Indonesia’s Industry Starts to Pivot From Coal, Eyes Cleaner Energy, DBS Says

Excavator in Coal Mine by stafichukanatoly from pixabay
The government’s plan sets a clean-leaning trajectory—76% of capacity additions from EBT and storage—while retaining 6.3 GW of coal through 2034 to secure system reliability and honor existing obligations.
Indonesia’s industrial sector is thinking in transition, with companies increasingly seeking to replace coal with cleaner energy sources, according to Bank DBS Indonesia. “We notice they see alternatives to coal, and gas is the option most frequently discussed,” said Anthonius Sehonamin, Head of Large Corporate Institutional Banking Group at PT Bank DBS Indonesia, during a media briefing on Wednesday (Nov. 26).
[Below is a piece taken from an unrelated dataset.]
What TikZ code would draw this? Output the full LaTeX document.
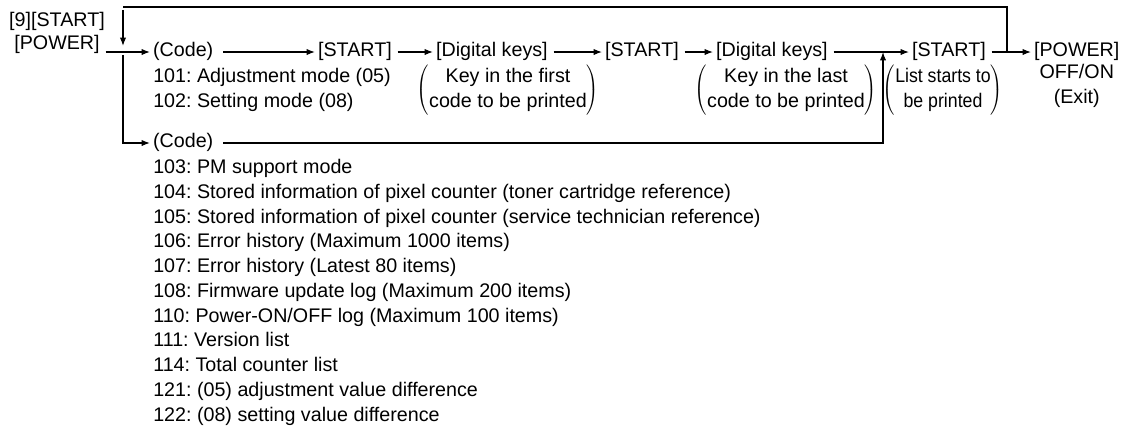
\documentclass[tikz,border=0pt]{standalone}
\usepackage{fontspec}
\setmainfont{Liberation Sans}
\usetikzlibrary{arrows.meta, positioning}
\frenchspacing

\begin{document}
\begin{tikzpicture}[
  x=0.025cm, y=-0.025cm,
  every node/.style={font=\fontsize{14}{17.6}\selectfont},
  key/.style={inner xsep=2pt, inner ysep=0pt, text height=10pt, text depth=3pt},
  lst/.style={inner sep=0pt, align=left, anchor=north west},
  note/.style={inner sep=0pt, align=center},
  arr/.style={-{Latex[length=6pt, width=4.5pt]}, line width=0.8pt, shorten <=2pt},
  ln/.style={line width=0.8pt},
]
\useasboundingbox (0,0) rectangle (1128,436);

% Entry keys
\node[key] (nine) at (57,22) {[9][START]};
\node[key] (power) at (57,45) {[POWER]};

% Main row
\node[key, anchor=west] (code1) at (150,52) {(Code)};
\node[key, anchor=west] (start1) at (315,52) {[START]};
\node[key, anchor=west] (dig1) at (433,52) {[Digital keys]};
\node[key, anchor=west] (start2) at (602,52) {[START]};
\node[key, anchor=west] (dig2) at (713,52) {[Digital keys]};
\node[key, anchor=west] (start3) at (909,52) {[START]};
\node[key, anchor=west] (power2) at (1031,52) {[POWER]};

% Notes under the keys
\node[lst] (modes) at (153,68) {101: Adjustment mode (05)\\102: Setting mode (08)};
\node[note] (first) at (508,90) {$\left(\begin{tabular}{@{}c@{}}Key in the first\\code to be printed\end{tabular}\right)$};
\node[note] (last) at (786,90) {$\left(\begin{tabular}{@{}c@{}}Key in the last\\code to be printed\end{tabular}\right)$};
\node[note] (prints) at (943,90) {$\left(\scalebox{0.9}[1]{\begin{tabular}{@{}c@{}}List starts to\\be printed\end{tabular}}\right)$};
\node[note, below=2pt of power2] (exit) {OFF/ON\\(Exit)};

% List codes
\node[key, anchor=west] (code2) at (150,143) {(Code)};
\node[lst] (lists) at (153,159) {103: PM support mode\\
104: Stored information of pixel counter (toner cartridge reference)\\
105: Stored information of pixel counter (service technician reference)\\
106: Error history (Maximum 1000 items)\\
107: Error history (Latest 80 items)\\
108: Firmware update log (Maximum 200 items)\\
110: Power-ON/OFF log (Maximum 100 items)\\
111: Version list\\
114: Total counter list\\
121: (05) adjustment value difference\\
122: (08) setting value difference};

% Loop and branch points
\coordinate (loopr) at (1007,7);
\coordinate (loopl) at (123,7);
\coordinate (jointop) at (123,46);
\coordinate (merge) at (883,52);

% Arrows
\draw[arr] (power.east |- code1) -- (code1);
\draw[arr, shorten <=5pt] (code1) -- (start1);
\draw[arr] (start1) -- (dig1);
\draw[arr] (dig1) -- (start2);
\draw[arr] (start2) -- (dig2);
\draw[arr] (dig2) -- (start3);
\draw[arr] (start3) -- (power2);
\draw[ln] (start3.east -| loopr) |- (loopl);
\draw[arr] (loopl) -- (jointop);
\draw[arr] (loopl |- power.east) ++(0,7) |- (code2);
\draw[arr, shorten <=5pt] (code2) -| (merge);

\end{tikzpicture}
\end{document}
RELEVANT SUSTAINABLE GOALS 

RUPTL 2025–2034 targets 69.5 GW, with 76% from clean energy and storage

The government’s Rencana Usaha Penyediaan Tenaga Listrik (RUPTL) 2025–2034, presented by the Ministry of Energy and Mineral Resources (ESDM) in May 2025, raises planned capacity additions to 69.5 gigawatts (GW)through 2034. Of that, 76% comes from renewables (Energi Baru Terbarukan/EBT) and storage. The composition breaks down as:
  • 42.6 GW EBT (61%)
  • 10.3 GW storage (15%)
  • 16.6 GW fossil (24%)
While momentum is building toward cleaner power, coal cannot be dropped immediately, industry stakeholders note, given the binding national plan for 2025–2034. In the latest RUPTL, coal-fired power (PLTU) additions total 6.3 GW through 2034.
DBS underscored that consistency of energy supply remains paramount for industry. Renewables can vary, unlike coal’s steady output at relatively affordable prices. That reliability gap is central to why coal is still present in the current plan, even as companies explore gas and cleaner alternatives.

Government rationale: changing global signals and existing coal contracts

Energy and Mineral Resources Minister Bahlil Lahadalia linked the continued presence of PLTU projects to shifts in global net-zero consensus. He cited the example of a country that helped initiate the Paris Agreement then exited the pact. He also pointed to ongoing coal sales contracts with European countries, noting that some nations promoting renewables continue to request Indonesian coal.
“If they still use coal, why force us to stop using it?” he said at a press conference (May 26).
Officials described coal’s role in supporting the system when EBT output is low, particularly at night. In this framing, coal can act as a “starter” or backup, used in combination with batteries, so that the share is limited while helping manage intermittency during the transition.
DBS sees Indonesian industry increasingly evaluating cleaner energy pathways, particularly gas, even as coal persists in the near term under the RUPTL. The government’s plan sets a clean-leaning trajectory—76% of capacity additions from EBT and storage—while retaining 6.3 GW of coal through 2034 to secure system reliability and honor existing obligations.